Don’t believe me? Read The Outlaws: Sam and then tell me if you think that I am wrong.
Now, back to my appreciation of the Avon editor. Seriously, there is an entire universe of difference between the readabilities of this author’s Avon and Leisure books. I can only imagine the long hours the Avon editor has to spend crunching on pencils as the poor dear tries to figure out how to salvage the story.
This one is bad. Really bad. Atrocious even. I only read this book because I was so bored and I needed escape from the news on TV. An almost fatal mistake. If I didn’t lay hard-boiled eggs after this, it must be a sign that there is a merciful creator somewhere out there.
Sam is a wanted man. There is a price on his head. That doesn’t stop him from gambling and brawling in open places. Seriously, I really want to know how the author comes up with plots like this. An old man purchases Sam’s services – ahem, not that sort of services, people. He will help out at a ranch belonging to Lacey. Lacey? Isn’t that the slut who betrayed him? Slut! Bitch! Whore! He will make her pay! Pay, pay, pay!
Can someone pass me the bottle of aspirins? I have a feeling I may need it soon.
Lacey, however, is surprised to see Sam. Why didn’t the man answer her letters? Doesn’t he know she loves him forever! Look, she even has a son whose father is – not her dead husband’s, but Sam’s. But of course, she just cannot tell him anything. Besides, he’s too busy pawing her bosoms to even listen.

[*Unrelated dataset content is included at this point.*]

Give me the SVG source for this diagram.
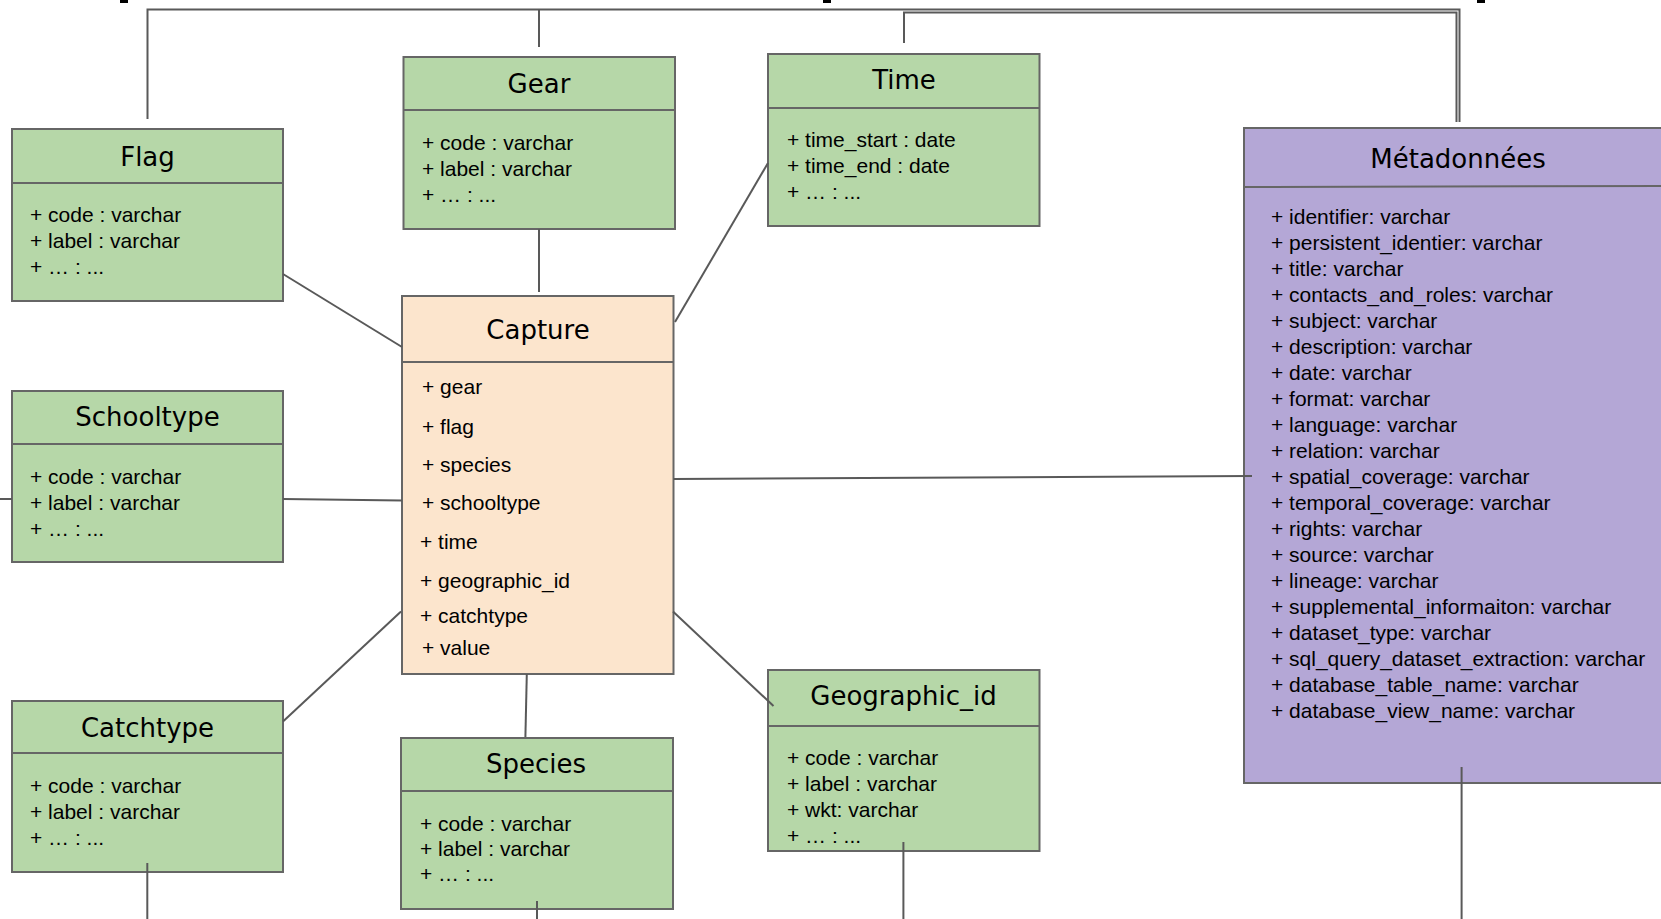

Okay, I really don’t know how to go on. Let’s just say there’s a lot of stupid misunderstandings, big and small, all of them unnecessary. When Sam and Lacey are not going at it like a pair of lemmings with genitals superglued together and drunk on pheromones, they are acting like everyone’s favorite trailer park dysfunctional wackos. Sam all but throws Lacey down to the floor in his sexual harassment, and Lacey must have been dropped at the head the day they teach the word NO in school. The joke here is Sam accusing Lacey to be a bad, evil mother as opposed to him, a good daddy because he spends time with the poor boy for, oh, a few hours so far.
And did I tell you about this other odious man who wants Lacey too? Sam knows the Other Man is scum, but at the same time, he also convinces himself that the Other Man is helping himself to Sam’s sloppy seconds. No, wait… could it be that this ugly, odious pig is actually the first and Sam’s the one poking the sloppy seconds? Could the boy be the son of the fat, disgusting, ugly, odious Other Man’s…?
“No! Slut! Whore! Bitch! Whore! Bitch! Slut!”
Here we go again.
Can someone pass me some tissues? I think my nose is starting to bleed.